--- BEGIN Data shown ---

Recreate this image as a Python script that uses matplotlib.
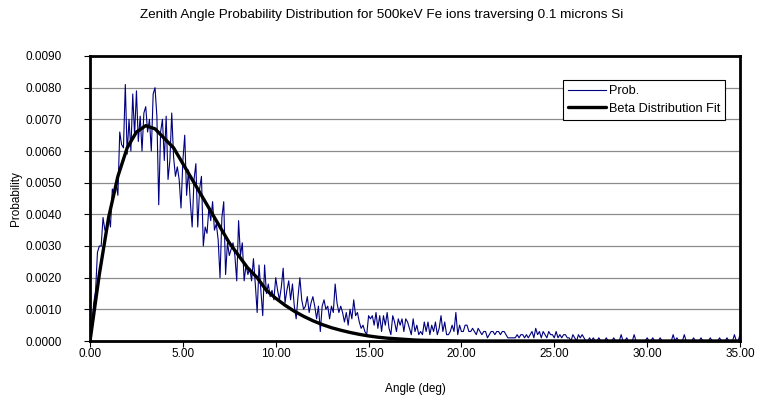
import matplotlib
matplotlib.use("Agg")
import matplotlib.pyplot as plt
import numpy as np
from matplotlib.ticker import FormatStrFormatter

plt.rcParams.update({
    "font.family": ["Liberation Sans", "DejaVu Sans"],
    "font.size": 8.5,
})

angle_step = 0.1
prob = [
    0.0000, 0.0005, 0.0012, 0.0016, 0.0028, 0.0030, 0.0030, 0.0039, 0.0035, 0.0035,
    0.0040, 0.0036, 0.0048, 0.0046, 0.0050, 0.0046, 0.0066, 0.0062, 0.0061, 0.0081,
    0.0059, 0.0070, 0.0060, 0.0078, 0.0065, 0.0079, 0.0063, 0.0071, 0.0060, 0.0072,
    0.0074, 0.0066, 0.0070, 0.0060, 0.0078, 0.0080, 0.0071, 0.0043, 0.0066, 0.0070,
    0.0057, 0.0071, 0.0051, 0.0057, 0.0072, 0.0058, 0.0052, 0.0055, 0.0051, 0.0042,
    0.0057, 0.0065, 0.0046, 0.0054, 0.0044, 0.0036, 0.0051, 0.0056, 0.0036, 0.0048,
    0.0052, 0.0030, 0.0036, 0.0034, 0.0042, 0.0038, 0.0044, 0.0035, 0.0037, 0.0032,
    0.0020, 0.0039, 0.0044, 0.0021, 0.0031, 0.0027, 0.0029, 0.0031, 0.0027, 0.0019,
    0.0038, 0.0027, 0.0031, 0.0019, 0.0024, 0.0021, 0.0023, 0.0019, 0.0026, 0.0018,
    0.0009, 0.0024, 0.0016, 0.0008, 0.0024, 0.0015, 0.0018, 0.0014, 0.0016, 0.0013,
    0.0020, 0.0016, 0.0013, 0.0017, 0.0023, 0.0012, 0.0016, 0.0019, 0.0013, 0.0018,
    0.0011, 0.0007, 0.0014, 0.0020, 0.0013, 0.0010, 0.0011, 0.0014, 0.0009, 0.0012,
    0.0014, 0.0011, 0.0007, 0.0011, 0.0003, 0.0011, 0.0013, 0.0010, 0.0011, 0.0007,
    0.0011, 0.0009, 0.0018, 0.0012, 0.0009, 0.0011, 0.0009, 0.0006, 0.0009, 0.0005,
    0.0010, 0.0007, 0.0013, 0.0008, 0.0009, 0.0006, 0.0004, 0.0005, 0.0003, 0.0002,
    0.0008, 0.0007, 0.0008, 0.0005, 0.0009, 0.0004, 0.0008, 0.0003, 0.0008, 0.0005,
    0.0009, 0.0004, 0.0002, 0.0008, 0.0006, 0.0003, 0.0007, 0.0005, 0.0007, 0.0003,
    0.0007, 0.0006, 0.0004, 0.0002, 0.0007, 0.0003, 0.0005, 0.0002, 0.0003, 0.0002,
    0.0006, 0.0003, 0.0006, 0.0002, 0.0005, 0.0003, 0.0006, 0.0002, 0.0004, 0.0008,
    0.0003, 0.0006, 0.0002, 0.0002, 0.0003, 0.0005, 0.0003, 0.0009, 0.0002, 0.0005,
    0.0003, 0.0003, 0.0005, 0.0005, 0.0003, 0.0003, 0.0004, 0.0003, 0.0002, 0.0004,
    0.0003, 0.0002, 0.0003, 0.0003, 0.0001, 0.0002, 0.0003, 0.0003, 0.0002, 0.0003,
    0.0003, 0.0002, 0.0003, 0.0003, 0.0002, 0.0001, 0.0001, 0.0001, 0.0001, 0.0001,
    0.0002, 0.0001, 0.0002, 0.0002, 0.0001, 0.0002, 0.0001, 0.0002, 0.0003, 0.0001,
    0.0004, 0.0002, 0.0003, 0.0001, 0.0003, 0.0002, 0.0001, 0.0003, 0.0002, 0.0002,
    0.0001, 0.0003, 0.0001, 0.0002, 0.0001, 0.0002, 0.0002, 0.0001, 0.0001, 0.0000,
    0.0002, 0.0001, 0.0000, 0.0002, 0.0001, 0.0002, 0.0001, 0.0000, 0.0000, 0.0001,
    0.0000, 0.0001, 0.0000, 0.0000, 0.0001, 0.0000, 0.0000, 0.0000, 0.0001, 0.0000,
    0.0000, 0.0000, 0.0001, 0.0000, 0.0000, 0.0000, 0.0002, 0.0000, 0.0000, 0.0001,
    0.0000, 0.0000, 0.0000, 0.0002, 0.0000, 0.0000, 0.0000, 0.0000, 0.0000, 0.0000,
    0.0001, 0.0000, 0.0000, 0.0001, 0.0000, 0.0000, 0.0000, 0.0001, 0.0000, 0.0000,
    0.0000, 0.0000, 0.0000, 0.0000, 0.0002, 0.0000, 0.0001, 0.0000, 0.0000, 0.0000,
    0.0002, 0.0000, 0.0000, 0.0000, 0.0000, 0.0001, 0.0000, 0.0000, 0.0000, 0.0001,
    0.0000, 0.0000, 0.0000, 0.0000, 0.0001, 0.0000, 0.0000, 0.0000, 0.0000, 0.0001,
    0.0000, 0.0000, 0.0000, 0.0001, 0.0000, 0.0000, 0.0000, 0.0002, 0.0000, 0.0000,
    0.0002,
]

# Beta distribution fit, read every 0.5 deg from 0.0 to 35.0
fit_step = 0.5
beta_fit = [
    0.0, 0.0021, 0.0039, 0.0052, 0.0061, 0.0066, 0.0068, 0.0067, 0.0064, 0.0061,
    0.0056, 0.0051, 0.0046, 0.0041, 0.0036, 0.0031, 0.0027, 0.0023, 0.0020, 0.0016,
    0.00135, 0.00113, 0.00094, 0.00078, 0.00064, 0.00052, 0.00042, 0.00034, 0.00027, 0.00021,
    0.00016, 0.00012, 0.00009, 0.00007, 0.00005, 0.00003, 0.00002, 0.000015, 0.00001, 0.000005,
] + [0.0] * 31

x_ticks = [0, 5, 10, 15, 20, 25, 30, 35]
y_ticks = [0.0, 0.001, 0.002, 0.003, 0.004, 0.005, 0.006, 0.007, 0.008, 0.009]

angle = np.arange(len(prob)) * angle_step
fit_angle = np.arange(len(beta_fit)) * fit_step

fig = plt.figure(figsize=(7.61, 4.0), dpi=100)
ax = fig.add_axes([0.1183, 0.1475, 0.8541, 0.7125])

for y in y_ticks[1:-1]:
    ax.axhline(y, color="#8c8c8c", linewidth=0.9, zorder=1)

ax.plot(angle, prob, color="#000080", linewidth=0.8, label="Prob.", zorder=2)
ax.plot(fit_angle, beta_fit, color="black", linewidth=2.4,
        label="Beta Distribution Fit", zorder=3, solid_capstyle="round")

ax.set_xlim(0, 35)
ax.set_ylim(0, 0.009)
ax.set_xticks(x_ticks)
ax.set_yticks(y_ticks)
ax.xaxis.set_major_formatter(FormatStrFormatter("%.2f"))
ax.yaxis.set_major_formatter(FormatStrFormatter("%.4f"))
ax.tick_params(direction="out", length=4, width=0.8, labelsize=8.5)
ax.tick_params(axis="y", pad=16)
ax.tick_params(axis="x", pad=1)
for s in ax.spines.values():
    s.set_linewidth(2.0)
    s.set_color("black")

ax.set_xlabel("Angle (deg)", fontsize=8.5, labelpad=16.5)
ax.set_ylabel("Probability", fontsize=8.5, labelpad=3)
fig.text(0.501, 0.962, "Zenith Angle Probability Distribution for 500keV Fe ions "
         "traversing 0.1 microns Si", ha="center", va="center", fontsize=9.7)

leg = ax.legend(loc="upper left", bbox_to_anchor=(563 / 761, 1 - 80 / 400),
                bbox_transform=fig.transFigure, fancybox=False, framealpha=1,
                edgecolor="black", handlelength=3.0, handletextpad=0.2,
                borderpad=0.4, labelspacing=0.45, borderaxespad=0,
                fontsize=9.2)
leg.get_frame().set_linewidth(0.8)

fig.savefig("out.png", dpi=100)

--- END Data shown ---

> **Requirements**: From the top of the listing above, repeat each line exactly until you reach the line containing "from matplotlib.ticker import", and repeat that one too. Leave the pictures out.

> **Finished exercise**:
Recreate this image as a Python script that uses matplotlib.
import matplotlib
matplotlib.use("Agg")
import matplotlib.pyplot as plt
import numpy as np
from matplotlib.ticker import FormatStrFormatter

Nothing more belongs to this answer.